CONGREGATION OF THE RELIGIOUS V. OROLA (CIVIL)


As uniformly found by the lower courts, we likewise find that there was a perfected contract of sale between the parties. A CONTRACT OF SALE carries the correlative duty of the seller to deliver the property and the obligation of the buyer to pay the agreed price. As there was already a binding contract of sale between the parties, RVM had the corresponding obligation to pay the remaining balance of the purchase price upon the issuance of the title in the name of respondents. The supposed 2-year period within which to pay the balance did not affect the nature of the agreement as a perfected contract of sale.

The absence of fraud and bad faith by RVM notwithstanding, it is liable to respondents for interest. RVM breached the contract of sale by refusing to pay the balance of the purchase price despite the transfer to respondents' names of the title to the property.

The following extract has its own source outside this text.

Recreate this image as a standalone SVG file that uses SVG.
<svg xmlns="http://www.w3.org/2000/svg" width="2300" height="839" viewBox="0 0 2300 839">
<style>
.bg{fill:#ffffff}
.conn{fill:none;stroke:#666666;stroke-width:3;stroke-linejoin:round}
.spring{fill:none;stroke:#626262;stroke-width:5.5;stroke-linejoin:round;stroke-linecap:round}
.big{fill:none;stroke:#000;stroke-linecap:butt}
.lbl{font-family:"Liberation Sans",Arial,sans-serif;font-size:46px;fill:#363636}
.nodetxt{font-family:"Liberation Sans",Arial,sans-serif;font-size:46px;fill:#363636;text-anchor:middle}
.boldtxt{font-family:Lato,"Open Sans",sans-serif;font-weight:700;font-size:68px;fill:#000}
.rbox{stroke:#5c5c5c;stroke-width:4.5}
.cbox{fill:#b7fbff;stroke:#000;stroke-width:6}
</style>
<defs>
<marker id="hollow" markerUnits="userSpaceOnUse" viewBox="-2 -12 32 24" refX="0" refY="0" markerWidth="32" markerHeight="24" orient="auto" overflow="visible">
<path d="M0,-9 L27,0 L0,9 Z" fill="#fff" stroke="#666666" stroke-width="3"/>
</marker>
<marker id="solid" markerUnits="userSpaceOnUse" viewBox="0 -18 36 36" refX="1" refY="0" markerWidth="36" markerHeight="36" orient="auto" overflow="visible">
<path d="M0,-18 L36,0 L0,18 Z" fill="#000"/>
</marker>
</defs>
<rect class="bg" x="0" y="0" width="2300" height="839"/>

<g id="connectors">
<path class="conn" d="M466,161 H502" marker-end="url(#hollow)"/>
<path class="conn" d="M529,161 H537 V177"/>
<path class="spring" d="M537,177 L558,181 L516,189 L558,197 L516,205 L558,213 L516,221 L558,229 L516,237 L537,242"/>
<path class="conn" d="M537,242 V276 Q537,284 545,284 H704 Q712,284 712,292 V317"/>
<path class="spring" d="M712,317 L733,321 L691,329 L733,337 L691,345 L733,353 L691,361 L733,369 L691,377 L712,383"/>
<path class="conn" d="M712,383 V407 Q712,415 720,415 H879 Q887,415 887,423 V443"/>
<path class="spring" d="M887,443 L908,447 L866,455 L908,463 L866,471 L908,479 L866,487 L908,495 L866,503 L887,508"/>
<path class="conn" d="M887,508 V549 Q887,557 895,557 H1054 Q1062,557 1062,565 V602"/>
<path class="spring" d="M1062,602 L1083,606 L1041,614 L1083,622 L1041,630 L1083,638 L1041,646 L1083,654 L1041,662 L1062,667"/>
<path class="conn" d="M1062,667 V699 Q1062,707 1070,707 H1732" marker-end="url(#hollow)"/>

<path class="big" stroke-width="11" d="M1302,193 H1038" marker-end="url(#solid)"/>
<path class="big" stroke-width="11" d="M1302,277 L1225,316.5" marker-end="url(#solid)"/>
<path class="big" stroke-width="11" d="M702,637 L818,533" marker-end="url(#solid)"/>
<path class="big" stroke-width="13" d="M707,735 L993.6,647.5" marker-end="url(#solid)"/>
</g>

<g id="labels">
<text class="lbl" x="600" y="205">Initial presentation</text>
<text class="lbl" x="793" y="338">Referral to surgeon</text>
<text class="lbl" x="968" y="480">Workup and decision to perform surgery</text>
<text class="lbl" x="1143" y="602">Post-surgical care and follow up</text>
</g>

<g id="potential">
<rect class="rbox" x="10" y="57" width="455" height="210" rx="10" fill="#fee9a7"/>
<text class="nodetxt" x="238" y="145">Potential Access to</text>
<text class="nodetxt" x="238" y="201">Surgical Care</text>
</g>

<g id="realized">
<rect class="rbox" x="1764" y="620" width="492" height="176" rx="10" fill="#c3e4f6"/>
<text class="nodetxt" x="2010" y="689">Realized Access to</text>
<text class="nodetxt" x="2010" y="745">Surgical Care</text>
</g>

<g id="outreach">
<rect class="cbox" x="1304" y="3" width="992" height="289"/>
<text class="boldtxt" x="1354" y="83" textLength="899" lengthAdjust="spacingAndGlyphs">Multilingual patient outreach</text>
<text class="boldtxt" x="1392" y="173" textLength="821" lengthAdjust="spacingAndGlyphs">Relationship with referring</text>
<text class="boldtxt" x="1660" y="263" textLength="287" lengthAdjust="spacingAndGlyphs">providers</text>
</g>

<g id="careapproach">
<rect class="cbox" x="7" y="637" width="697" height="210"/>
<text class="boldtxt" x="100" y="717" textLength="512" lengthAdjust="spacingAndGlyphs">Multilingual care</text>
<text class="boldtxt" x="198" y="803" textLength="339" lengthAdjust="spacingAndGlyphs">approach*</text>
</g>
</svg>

The 2-year period RVM relies on had long passed and expired, yet, it still failed to pay. It did not even attempt to pay respondents the balance of the purchase price after the case was filed, to amicably end this litigation.

Lastly, to obviate confusion, the clear language of Article 1191 mandates that damages shall be awarded in either case of fulfillment or rescission of the obligation. In this regard, Article 2210 of the Civil Code is explicit that "interest may, in the discretion of the court, be allowed upon damages awarded for breach of contract." The ineluctable conclusion is that the CA correctly imposed interest on the remaining balance of the purchase price to cover the damages caused the respondents by RVM's breach.